Lead smelters labour under this difficulty of condensing the fume which escapes along with the smoke from red-lead smelting furnaces; and it was considered that an electrical process of condensation might be made serviceable for the purpose. At Bagillt, the method used for collecting or condensing the lead fume is a large flue two miles long; much is retained in this flue, but still a visible cloud of white-lead fume continually escapes from the top of the chimney. There is a difficulty in the way of depositing fumes in the flue by means of a sufficient discharge of electricity, viz. the violent draught which is liable to exist there, and which would mechanically blow away any deposited dust.

But Dr. Aitken suggests that regenerators might be used along with the electricity. The warm fumes might be taken to a cold depositor, where (by the ordinary law of cold surfaces attracting warm dust-particles) the impurities would be removed, and, when purified, the air would again be taken through a hot regenerator before being sent up the chimney. By a succession of these chambers, with the assistance of electric currents, the air, impregnated with the most deleterious particles, or valuable dust, could be rendered innocuous.
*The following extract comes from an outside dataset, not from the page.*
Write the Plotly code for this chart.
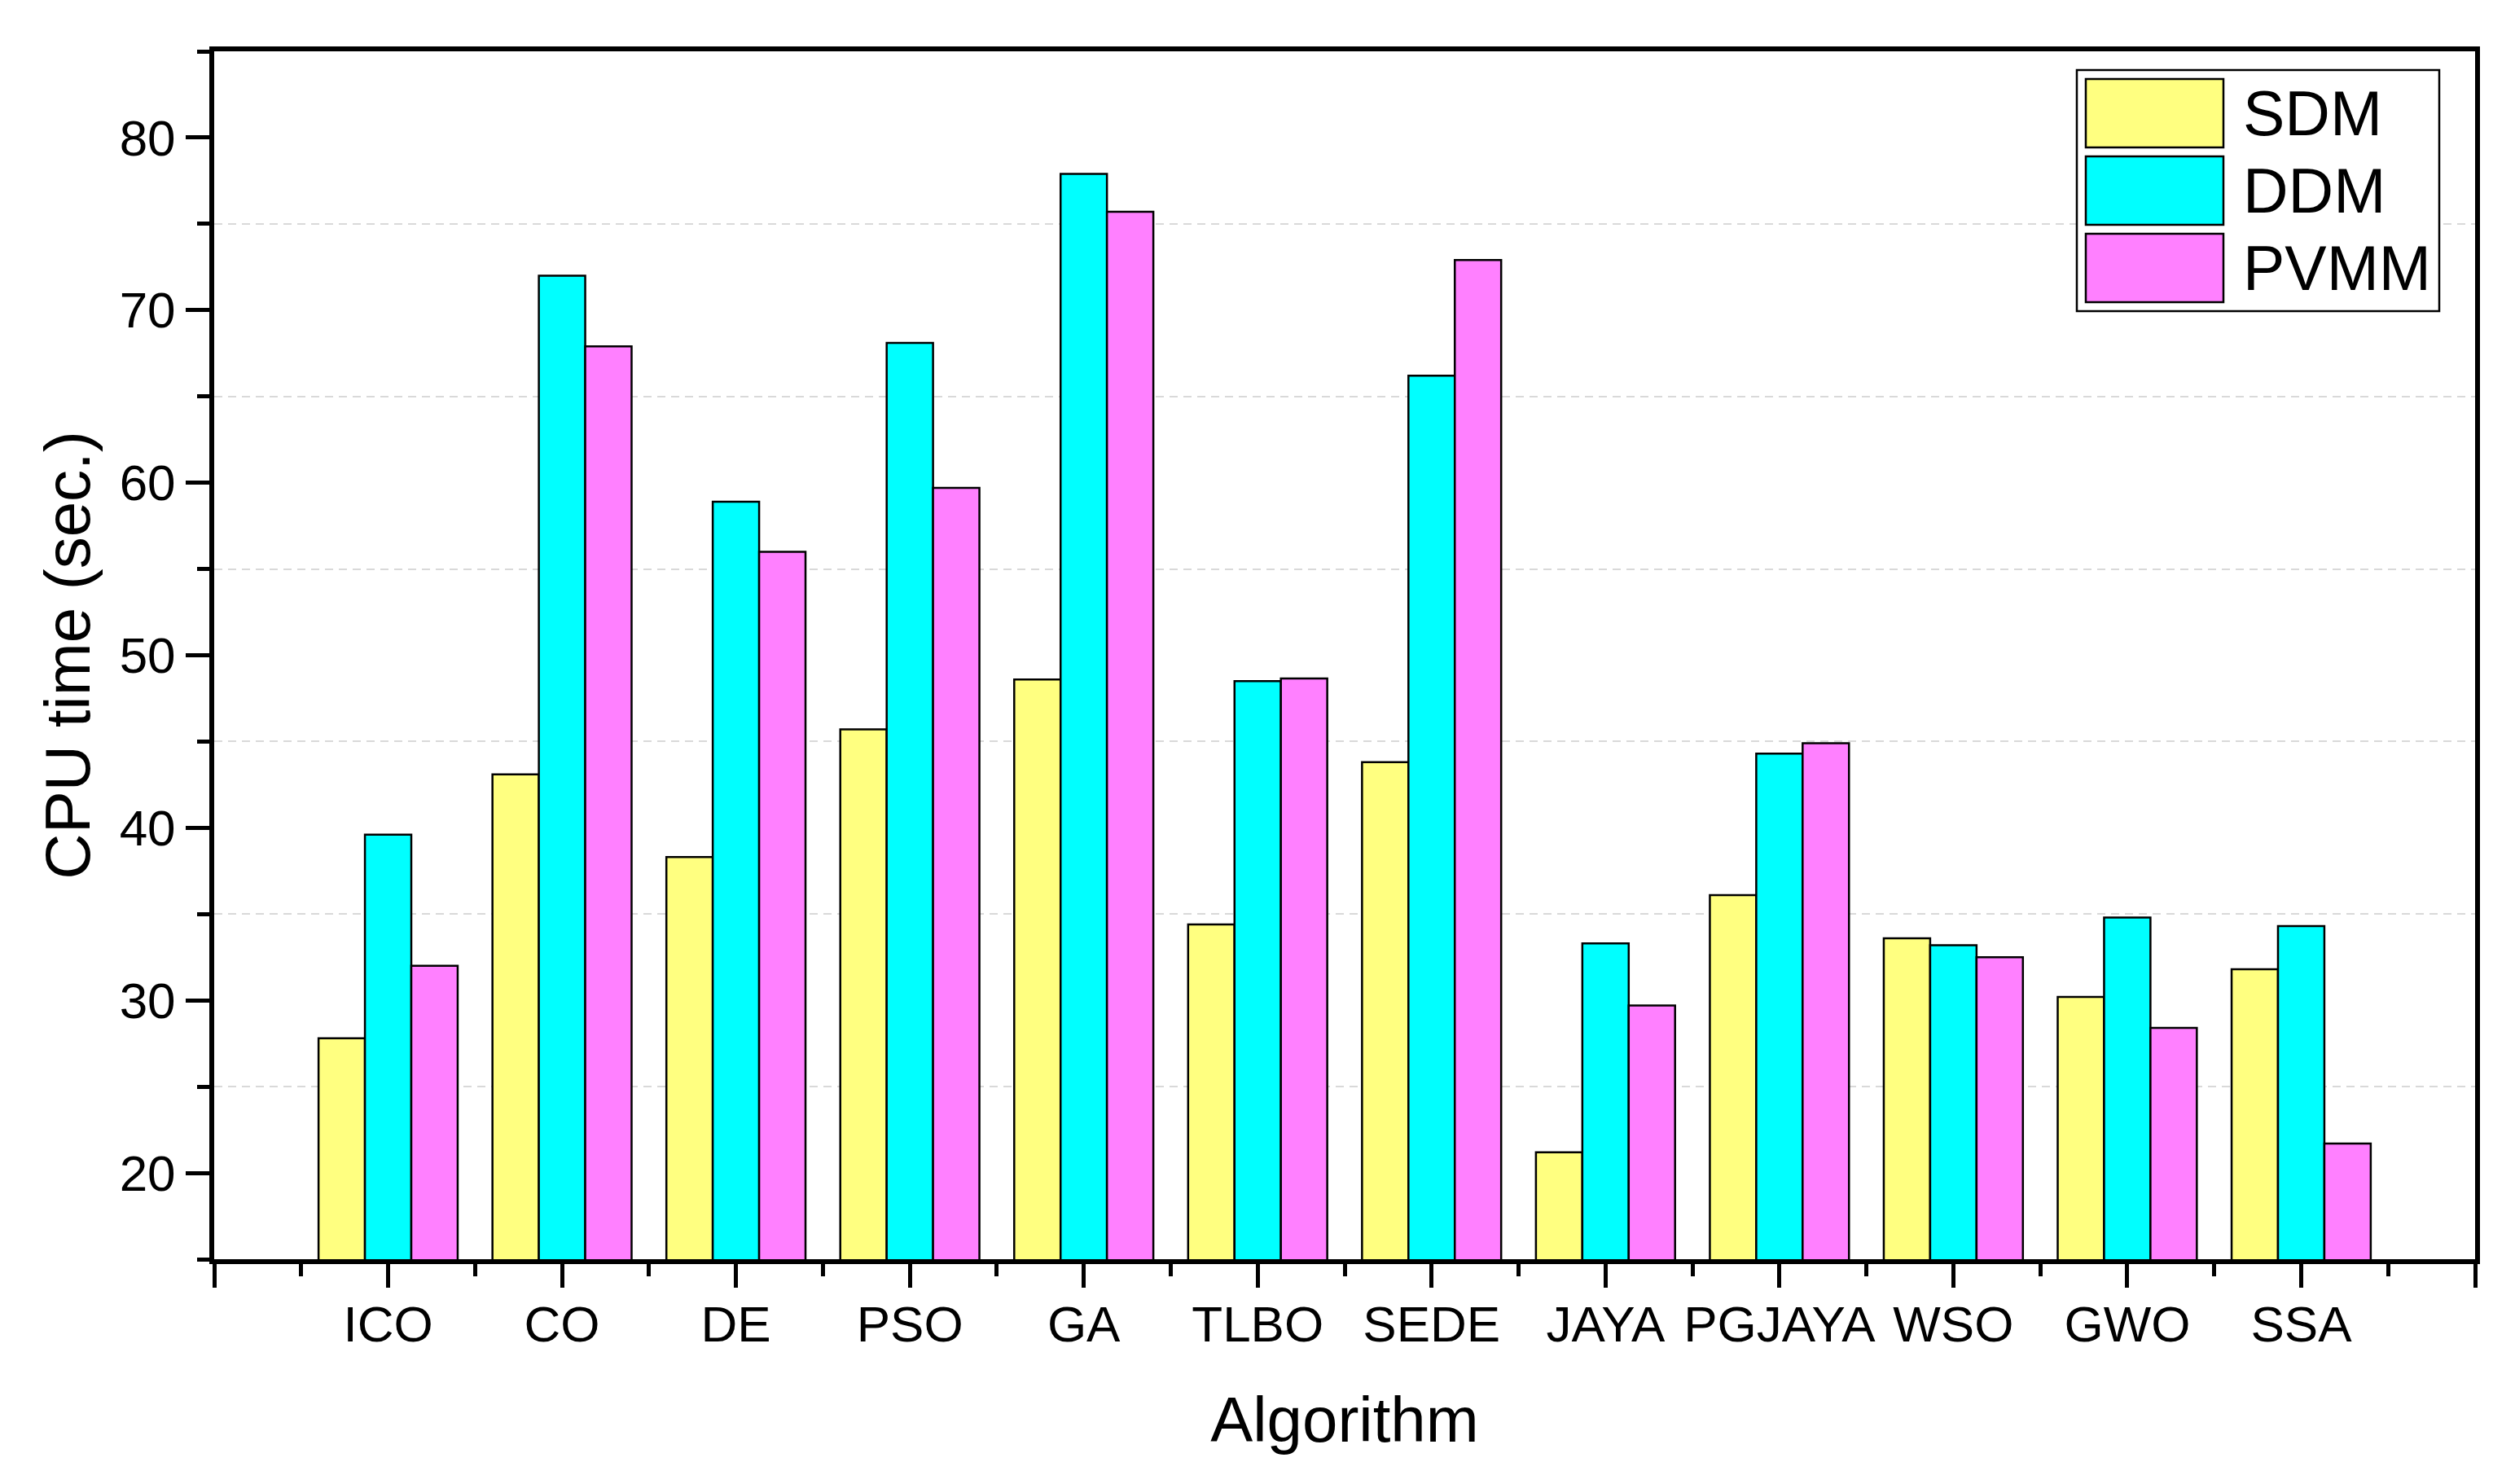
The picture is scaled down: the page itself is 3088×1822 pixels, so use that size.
import plotly.graph_objects as go

categories = ["ICO", "CO", "DE", "PSO", "GA", "TLBO", "SEDE", "JAYA", "PGJAYA", "WSO", "GWO", "SSA"]
series_names = ["SDM", "DDM", "PVMM"]
sdm = [27.8, 43.1, 38.3, 45.7, 48.6, 34.4, 43.8, 21.2, 36.1, 33.6, 30.2, 31.8]
ddm = [39.6, 72.0, 58.9, 68.1, 77.9, 48.5, 66.2, 33.3, 44.3, 33.2, 34.8, 34.3]
pvmm = [32.0, 67.9, 56.0, 59.7, 75.7, 48.65, 72.9, 29.7, 44.9, 32.5, 28.4, 21.7]
colors = ["#FFFF80", "#00FFFF", "#FF80FF"]
y_ticks = [20, 30, 40, 50, 60, 70, 80]

FONT = "Liberation Sans, Arial, sans-serif"
positions = [i + 1 for i in range(len(categories))]

fig = go.Figure()
for name, vals, col in zip(series_names, [sdm, ddm, pvmm], colors):
    fig.add_trace(go.Bar(
        x=positions, y=vals, name=name,
        marker=dict(color=col, line=dict(color="black", width=2.5)),
        showlegend=False,
    ))

W, H = 3088, 1822
L, R, T, B = 263, 49, 63, 276

fig.update_layout(
    width=W, height=H,
    margin=dict(l=L, r=R, t=T, b=B, pad=0),
    barmode="group", bargap=0.2, bargroupgap=0,
    plot_bgcolor="white", paper_bgcolor="white",
    font=dict(family=FONT, color="black", size=62),
)

fig.update_xaxes(
    range=[0, len(categories) + 1],
    tickmode="array",
    tickvals=[0] + positions + [len(categories) + 1],
    ticktext=[""] + categories + [""],
    ticks="outside", ticklen=29, tickwidth=5, tickcolor="black",
    ticklabelstandoff=-8,
    minor=dict(tickmode="array", tickvals=[p - 0.5 for p in positions] + [len(categories) + 0.5],
               ticks="outside", ticklen=15, tickwidth=5, tickcolor="black", showgrid=False),
    showline=True, linewidth=6, linecolor="black", mirror=True,
    showgrid=False, zeroline=False,
    tickfont=dict(size=62, family=FONT),
    title=dict(text="Algorithm", font=dict(size=78, family=FONT), standoff=58),
    automargin=False,
)

fig.update_yaxes(
    range=[15, 85],
    tickmode="array", tickvals=y_ticks,
    ticks="outside", ticklen=29, tickwidth=5, tickcolor="black",
    minor=dict(tickmode="linear", tick0=5, dtick=10,
               ticks="outside", ticklen=15, tickwidth=5, tickcolor="black",
               showgrid=True, gridcolor="#d9d9d9", gridwidth=2, griddash="10px,7px"),
    showline=True, linewidth=6, linecolor="black", mirror=True,
    showgrid=False, zeroline=False,
    tickfont=dict(size=62, family=FONT),
    title=dict(text="CPU time (sec.)", font=dict(size=78, family=FONT), standoff=12),
    automargin=False,
)

# Legend drawn as boxes (Origin-style large swatches)
pw, ph = W - L - R, H - T - B
def px_x(px):
    return (px - L) / pw
def px_y(py):
    return (H - B - py) / ph

fig.add_shape(type="rect", xref="paper", yref="paper",
              x0=px_x(2550), x1=px_x(2995), y0=px_y(382), y1=px_y(86),
              line=dict(color="black", width=2.5), fillcolor="white", layer="above")
row_tops = [97, 192, 287]
for name, col, top in zip(series_names, colors, row_tops):
    fig.add_shape(type="rect", xref="paper", yref="paper",
                  x0=px_x(2561), x1=px_x(2730), y0=px_y(top + 84), y1=px_y(top),
                  line=dict(color="black", width=2.5), fillcolor=col, layer="above")
    fig.add_annotation(xref="paper", yref="paper", x=px_x(2752), y=px_y(top + 42),
                       text=name, showarrow=False, xanchor="left", yanchor="middle",
                       font=dict(size=77, family=FONT, color="black"))

fig.write_html("out.html", config={"displayModeBar": False},
               post_script="document.body.style.margin='0';")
The sewage of our towns must be cleaned of its deleterious parts before being run into the streams which give drink to the lower animals, because an Act of Parliament enforces the process. Why, then, ought we not to have similar compulsion for making the smoke from chemical and other noxious works quite harmless before being thrown into the air which contains the oxygen necessary for the life of human beings?

There seems to be a good field before electricians to catch the smoke on the wing and deposit its dust on a large scale. This seems to be a matter beyond our reach at present, except in the scientist's laboratory; but certainly it is a "consummation devoutly to be wished."